Tuesday, December 27, 2005

Ray Bradbury Revisited

what's taking me so long to sift through my old files and books and rearrange them is that not only do i wipe each file, each book, lovingly, i open most of them and browse through old notes to my self, old underlined words, and remember who i was then, what i was thinking about, and how they have brought me to who i am, where i am now.

right now, i am taking my nth break from my "work" to digest things, even as i think about what i want to do next for the coming year.

right now, i am feeling quite glum for not making it to the two writing contests i applied to and was so excited about a few months ago (i just learned of the results today when i Google-searched for them again for the nth time, too), but i also feel the building up of a steel resolve to do better, to study my craft better, even get into the only national writing workshop for children's lit here by preparing for it well, and continue writing my stories anyway and telling my truth, win or no win in contests.

ive just come across an old beloved book by Ray Bradbury, Zen in The Art of Writing, and an old unsent letter to Mr. Bradbury falls out from the pages. it was from me at 26, wife, young mother, businessperson... but oh so lost about who she was then and slowly dying inside. i remember now how this book made me secretly cry copious tears, even as it slowly healed me and encouraged me to pick up my pen again, even if only by writing in my diaries, and find my own voice again, and write my way through my life again.

it has been 11 years since then. ive not only made a shift in my life's work from business to education, where i can be closer to books and writing, but have even made a part-time freelance career out of my writing, become a fellow to two national writing workshops, won a national writing award for my first children's story, and had my first book published to critical acclaim. the best thing, always, is people coming up to me and telling me how my writing has touched them in some way.

so i shouldnt feel so glum, but i still do. i guess there is the thought at the back of my mind that im not good enough for more, that maybe this is the end, that i shouldnt even dream about making writing my life's work (how dare i?), that even if i loved writing with a passion, writing may not love me back similarly... : (

picking up Bradbury's book again, erased all those doubts away, though, and renewed me.

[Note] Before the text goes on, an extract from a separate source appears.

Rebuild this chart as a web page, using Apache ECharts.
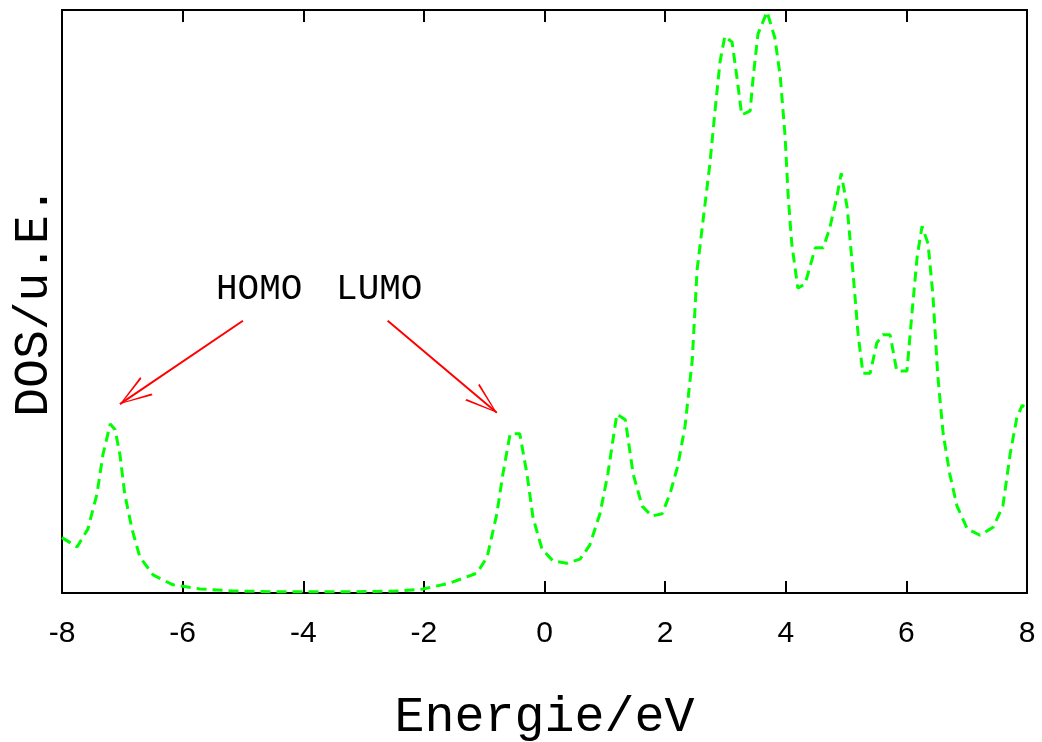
<!DOCTYPE html>
<html>
<head>
<meta charset="utf-8">
<script src="https://cdn.jsdelivr.net/npm/echarts@6/dist/echarts.min.js"></script>
<style>
  html, body { margin: 0; padding: 0; background: #fff; }
  #chart { width: 1042px; height: 742px; }
</style>
</head>
<body>
<div id="chart"></div>
<script>
// energy (eV) and DOS (arb. units, 0..100)
const energy = [
  -8.00, -7.75, -7.57, -7.42, -7.32, -7.20, -7.12, -7.04, -6.96, -6.84,
  -6.71, -6.49, -6.16, -5.71, -5.16, -4.39, -3.22, -2.40, -2.01, -1.57,
  -1.12, -0.95, -0.79, -0.69, -0.57, -0.41, -0.29, -0.19, -0.04, 0.14,
  0.37, 0.59, 0.75, 0.92, 1.05, 1.20, 1.34, 1.47, 1.62, 1.78,
  1.95, 2.08, 2.21, 2.33, 2.45, 2.53, 2.63, 2.74, 2.83, 2.91,
  2.99, 3.11, 3.19, 3.27, 3.41, 3.46, 3.54, 3.69, 3.82, 3.91,
  3.99, 4.04, 4.10, 4.20, 4.32, 4.49, 4.62, 4.73, 4.85, 4.92,
  5.02, 5.12, 5.20, 5.28, 5.40, 5.51, 5.61, 5.73, 5.84, 6.01,
  6.09, 6.18, 6.26, 6.36, 6.44, 6.52, 6.61, 6.72, 6.84, 7.01,
  7.22, 7.44, 7.60, 7.72, 7.83, 7.92, 8.00
];
const dos = [
  9.5, 7.9, 11.0, 17.0, 23.8, 29.0, 28.0, 23.8, 17.0, 11.0,
  6.2, 3.1, 1.4, 0.7, 0.35, 0.2, 0.2, 0.35, 0.7, 1.7,
  3.4, 6.2, 13.6, 20.4, 27.3, 27.3, 20.4, 12.9, 7.5, 5.5,
  5.1, 5.8, 8.2, 13.6, 20.4, 30.7, 29.7, 20.4, 14.9, 13.2,
  13.6, 17.0, 21.8, 28.6, 40.0, 55.4, 64.0, 73.4, 83.0, 91.1,
  95.5, 94.5, 88.5, 82.0, 82.7, 88.5, 95.9, 99.7, 95.2, 88.5,
  78.2, 68.1, 59.9, 52.3, 53.0, 59.2, 59.2, 62.6, 68.1, 72.0,
  66.0, 54.4, 44.3, 37.7, 37.7, 42.9, 44.3, 44.3, 38.1, 38.1,
  47.7, 57.8, 62.9, 59.9, 51.1, 37.4, 27.3, 20.4, 14.9, 11.0,
  9.9, 11.3, 14.9, 23.8, 30.0, 32.2, 31.6
];

const labels = ['HOMO', 'LUMO'];
const labelPos = [[-4.73, 52], [-2.74, 52]];
const arrowFrom = [[-5.0, 46.7], [-2.6, 46.7]];
const arrowTo = [[-7.04, 32.4], [-0.79, 30.9]];

const chart = echarts.init(document.getElementById('chart'), null, { renderer: 'canvas' });

const monoFont = '"Liberation Mono", "DejaVu Sans Mono", monospace';
// open arrow head; a tiny speck at the top keeps the tip at the symbol centre
const chevron = 'path://M10.95,0 L11.05,0 L11,0.05 Z M11,32 L22,64 L20,64 L11,35.5 L2,64 L0,64 Z';

const option = {
  animation: false,
  grid: {
    left: 62, right: 15, top: 10, bottom: 149,
    outerBoundsMode: 'none',
    containLabel: false,
    show: true, borderColor: '#000', borderWidth: 2, backgroundColor: 'transparent'
  },
  xAxis: [{
    type: 'value',
    min: -8, max: 8, interval: 2,
    position: 'bottom',
    name: 'Energie/eV',
    nameLocation: 'middle',
    nameGap: 100,
    nameTextStyle: { fontFamily: monoFont, fontSize: 50, color: '#000' },
    axisLine: { show: false },
    axisTick: { show: true, inside: true, length: 12, lineStyle: { color: '#000', width: 2 } },
    axisLabel: { fontFamily: '"Liberation Sans", Arial, sans-serif', fontSize: 30, color: '#000', margin: 26 },
    splitLine: { show: false }
  }, {
    type: 'value',
    min: -8, max: 8, interval: 2,
    position: 'top',
    axisLine: { show: false },
    axisTick: { show: true, inside: true, length: 12, lineStyle: { color: '#000', width: 2 } },
    axisLabel: { show: false },
    splitLine: { show: false }
  }],
  yAxis: {
    type: 'value',
    min: 0, max: 100,
    name: 'DOS/u.E.',
    nameLocation: 'middle',
    nameGap: 4,
    nameTextStyle: { fontFamily: monoFont, fontSize: 48, color: '#000' },
    axisLine: { show: false },
    axisTick: { show: false },
    axisLabel: { show: false },
    splitLine: { show: false }
  },
  series: [{
    type: 'line',
    data: energy.map((e, i) => [e, dos[i]]),
    showSymbol: false,
    smooth: false,
    lineStyle: { color: '#00ff00', width: 3, type: [10, 6] },
    markLine: {
      silent: true,
      symbol: ['none', chevron],
      symbolSize: [22, 64],
      lineStyle: { color: '#ff0000', width: 2, type: 'solid' },
      label: { show: false },
      data: arrowFrom.map((p, i) => [{ coord: p }, { coord: arrowTo[i] }])
    },
    markPoint: {
      silent: true,
      symbol: 'circle',
      symbolSize: 0,
      label: {
        show: true,
        position: 'inside',
        fontFamily: monoFont,
        fontSize: 36,
        color: '#000',
        formatter: p => p.name
      },
      data: labels.map((t, i) => ({ name: t, coord: labelPos[i] }))
    }
  }]
};

chart.setOption(option);
</script>
</body>
</html>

here are now some excerpts from the book, which i not only underlined in red, but marked with a star even, to remind me of my deepest loves and passions--literature, writing, living, a constant wondrous inquiring into life and human nature...

- Stay alive! Yell. Jump. Play. Out-run those sons-of-bitches. They'll never live the way you live. Go do it.

- Not to write, for many of us, is to die. ... What would happen is that the world would catch up with and try to sicken you. If you did not write every day, the poisons would accumulate and you would begin to die, or act crazy, or both. You must stay drunk on writing so reality cannot destroy you.

- If you are writing without zest, without gusto, without love, without fun, you are only half a writer. It means you are so busy keeping one eye on the commercial market, or one ear peeled for the avant-garde coterie, that you are not being your self.

- Do not, for money, turn away from all the stuff you have collected in a lifetime. Do not, for the vanity of intellectual publications, turn away from what you are-- the material within you which makes you individual, and therefore, indispensable to others.

- To fail is to give up. But you are in the midst of a moving process. Nothing fails then. All goes on. Work is done. If good, you learn from it. If bad, you learn even more. Work done and behind you is a lesson to be studied. There is no failure unless one stops. Not to work is to cease, tighten up, become nervous, and therefore, destructive of the creative process. We are working not for work's sake. What we are trying to do is find a way to release the truth that lies in all of us.

- How does one get lost? Through incorrect aims... Through wanting literary fame too quickly. From wanting money too soon. If only we could remember, fame and money are gifts given us only after we have gifted the world with our best, our lonely, our individual truths. Now we must build a better mousetrap, heedless if a path is being beaten to our door.

- What do you think of the world? You, the prism, measure the light of the world; it burns through your mind to throw a different spectroscopic reading onto white paper than anyone else can throw. Let the world burn through you. Throw the prism light, white hot, on paper. Make your own individual spectroscopic reading.

- Go dig the Troy in you!
thank you again, Ray, for reminding me of what i am about.

and so, i will continue to write even more, and write even better, this time.